私が感じたことをざっと書きます(あくまでも個人の感想です)

・トラック運転手として、交通事故の裁判は、到底、他人事ではなかった
・TVで見たシーンは、そのまま再現されるものも多い
・本来の裁判の機能である「検察による立件事実の立証」は、誠実に行われていると感じた
・証拠類は既に確認済みであり、確認は機械的に進む。また、被告への質問等も、原稿はおおむね決まっており、事務的な面もある。その分、状況を知らない傍聴者には、内容の理解が忙しく、密度が濃く感じる
・私が見た裁判については、罪状認否で争うことはなかった
更生の道筋を明確に示せるかどうかが、判決に影響を与える。従って、犯罪を犯した時こそ、被告を取り巻く人たちの協力が、大きくものを言う

当たり前だが、被告を助ける人がいるかいないかは、再犯を防げるか、本当に更生できるかに、大きな意味を持つ。
個人的には、ピエール瀧さんを助けた友人の石野卓球さんは、どんなに批判を浴びようが、友人として、正しいことをしたのだと思う。

被告の取り扱いについて

まず、私が見た裁判について、罪状認否では争うことはなかった。おそらく、大半の裁判がそうなのだろうと思う。正直な感想を言えば、

取り調べの段階で、徹底的に洗脳が済んでいると感じた

法廷に連れてこられる段階、証言台に立つ姿勢、質問への答え方。全て、「調教」されているがごとくの、しおらしさ。一件、外国の方が傷害事件で被告に立った案件もあったが、その方でさえ、判で押したように従順だ。
情状酌量を求め、更生の可能性をアピールし、再犯しませんと誓う。必要な手続きではあろう。だが、あまりにも日本的、洗脳的。これで良いのか、他にやり方はないのか。
まぁ、これを言うと、また日本を否定すると言われるだろうから、疑問に留めるが、海外の事情を是非、勉強してみたいと思う。私は法曹界にいたことがないので全く知らないが、たぶん、違うやり方はあるだろう。

ただし、これは繰り返して触れておきたいが、「検察による立件事実の立証」は、誠実に行われている。被告に対する証拠提示もきちんと行われ、被告自身も敬意を持って遇されている。
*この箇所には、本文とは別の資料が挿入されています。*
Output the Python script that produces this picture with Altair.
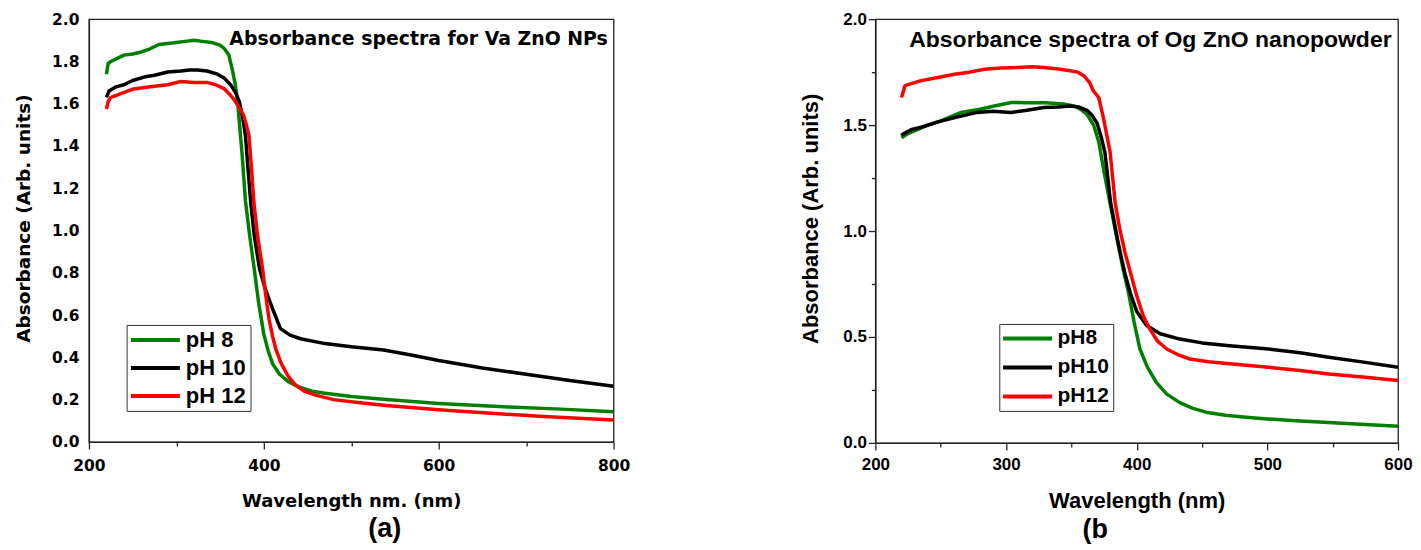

たとえ、「調教済み」であるという手続きがあったとしてもだ。

人質司法について

裁判の段階では、取り調べは察するしかない。事実としては、裁判の中で、取り調べが40日間あったことに言及する場面があり、長期拘留が事実として存在することを、確認したに留まる。人質司法に対し、私は批判的だが、それを確定的に論じることはできないし、この話に主観が入っていることを、全く否定しない。

そして結局、どう事実を確認するのか、どう反省を求めるのか、どう更生への道を敷くのか。私はこの「洗脳方式」「だけ」が正しいとは思わない。このままでは、被告によっては茶番で終わる可能性も高く、本当に更生を望むのであれば、他のやり方もあるべきだと思う。が、現時点では個人の感想以上のものには全くならない。

最後に余談

TVで見た裁判官の説諭だが、本当に、TVで見た通りに、服役で脅し、家族の心配に言及し、訥々と諭すように話す場面があり、なるほど、これか、と感じた。若い被告だったので、余計に、更生に期待する部分があったのかも知れない。

外国の方の裁判には通訳の方が入る。事務的だが、裁判進行は手際よく、皆さん慣れていた。英語ではなかったので、通訳内容はわからなかったが、通訳に問題があるようには全く見えなかった。

これまた極めて個人的感想だが、外国の方への質問を行う検事の方が、被告が答えている場面ですら、一切、被告を見ず、原稿に目を落として読み続けているのが気になった。裁判官の方はきちんと、ほぼずっと、被告を見つめておられたのに。
また、同じ法廷で同じ検事の方が、別件で、他の被告に質問する場面を見たのだが、きちんと被告を見て質問していただけに、その違いが気になった。
まぁ、これは私だから気になったのであろうし、私としても、その検事の方を責めようという意図は全くない。

細かいことまで書けばきりがない。非常に多くのことを学んだ。気になる点も書いたが、個人の感想の域を出ないことは十分に理解している。
私は総体として、裁判への信頼を増した。それは最後に確認しておきたい。